Para Hemingway, la gloria fue París; para Hunter, la Costa Oeste. Las noches en el Fillmore y en el Matrix de San Francisco; los amaneceres arriba de la Lightning 650, yendo hacia ninguna parte, con la seguridad de que “había locura en todas direcciones, a cualquier hora”. Hunter traza el circuito donde bramaba la Historia entonces: Oakland, Berkeley, Richmond, Bahía, Golden Gate, Los Altos, La Honda… Un entramado urbano cuyo esplendor, a través de su memoria, vemos extinguirse: “Así que, en fin, menos de cinco años después, podías subir a un empinado cerro en Las Vegas y mirar al Oeste, y si tenías vista suficiente, podías ‘ver’ casi la línea que señalaba el nivel de máximo alcance de las aguas… aquel sitio donde el oleaje había roto al fin y había empezado a retroceder”.

“Había una fantástica sensación universal de que hiciésemos lo que hiciésemos era ‘correcto’, de que estábamos ganando…”. Pero, indefectiblemente, el mar –nos dice Hunter– un buen día se retrajo y dejó en la orilla los restos de un sueño cercenado: Vietnam, la represión del 68 en Chicago, el hartazgo de Dylan plasmado en Self Potrait, el advenimiento de los hippy businessmen que usaban “barba y rosarios para ocultar el triste hecho de que eran en verdad copias de carbón de los padres burgueses y comerciantes a quienes, con gran ira, durante tanto tiempo rechazaron”, según rememora en Fear and Loathing in America.
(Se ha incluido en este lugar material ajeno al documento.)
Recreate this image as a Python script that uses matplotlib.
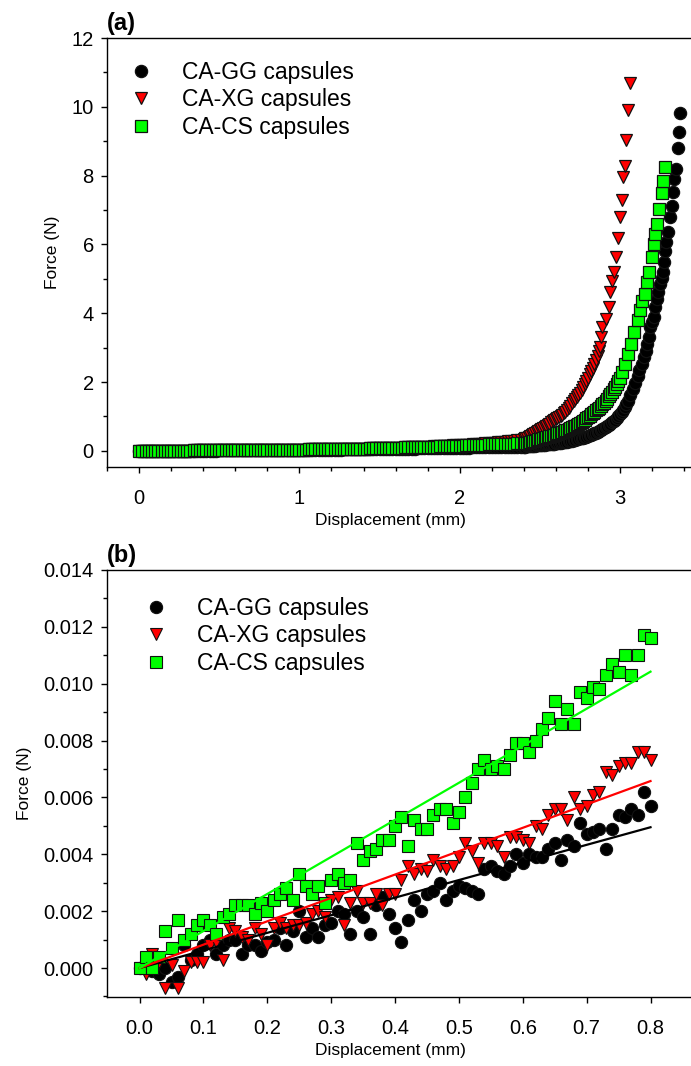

Y Nixon, por supuesto, en quien Hunter veía una calamidad.

El fin de los años 60 fue abrupto y dio paso a un Nuevo Mundo cuya raíz –el Sueño Americano, esa promesa trastocada en fruta podrida– Hunter descubre en un casino de Las Vegas. Una ciudad enloquecida (insane, no crazy), poblada de plantas carnívoras; un fresco vivo que dispara escenas de “cómo sería la vida si los nazis hubiesen ganado la Guerra”; un cuenco desbordado de promesas falsas, de plata fácil y de ilusiones que, al final, engendran glotones espectros que lo devoran a uno.
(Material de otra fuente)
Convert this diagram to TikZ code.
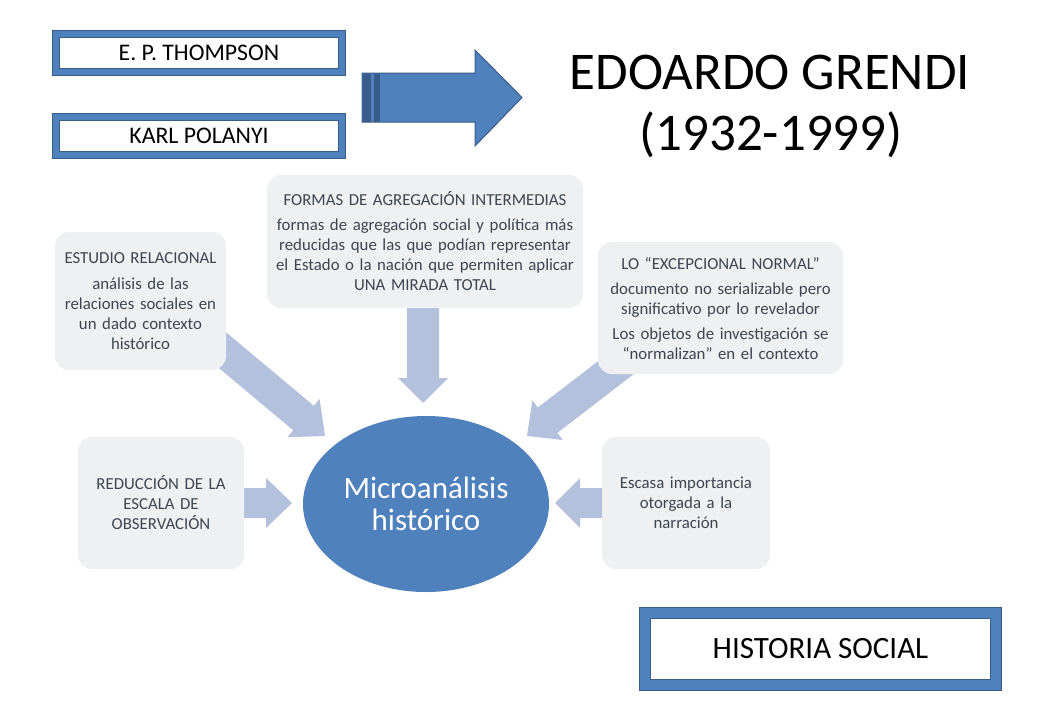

El espíritu de Hemingway no toleró el Nuevo Mundo, de ahí –hipotetiza Hunter– su decisión final. Él, en cambio, encontró en Las Vegas una clave de entendimiento. Un mundo hostil, lúgubre, desagradable, pero comprensible al fin. Porque comprender es, a fin de cuentas, “ver claro y como un todo”, más allá de los mandatos del paladar, y esto se logra a través de la escritura, como señala prematuramente, no en un balbuceo intuitivo sino con expresa convicción, en una carta firmada en los años 50 que traduzco así: “Encuentro que, al poner las cosas por escrito, puedo entenderlas y verlas objetivamente. Y creo que ese es uno de los objetivos reales de la escritura, mostrar las cosas (o la vida) como son, y así descubrir la verdad entre el caos… Porque las palabras son meras herramientas y, si usás las correctas, podés incluso poner en orden tu vida, si no te mentís a vos mismo usando las incorrectas” (en The Proud Highway).

El libro póstumo sobre París, de Hemingway, sería, en este sentido, ese último manotazo lanzado antes de ahogarse en la derrota que significaba aceptar que ni arañando pedazos de recuerdos era posible entender el mundo que sobrevino.

Por todo ello, resulta claro que ese sesentero descenso al infierno (al igual que Dante y Martín Fierro, Raoul Duke desciende con un amigo: Virgilio, Cruz y el Dr Gonzo, respectivamente) es un texto de cierre y no de clausura dentro de su obra, y esto es evidente en las publicaciones posteriores. The Curse of Lono, Generation of Swine, e incluso las columnas para ESPN a principios de los 00, constituyen la prueba de que Hunter ni se petrificó, ni mucho menos se oxidó, y que el mundo, bien que mal, seguía cabiendo en su IBM Selectric I.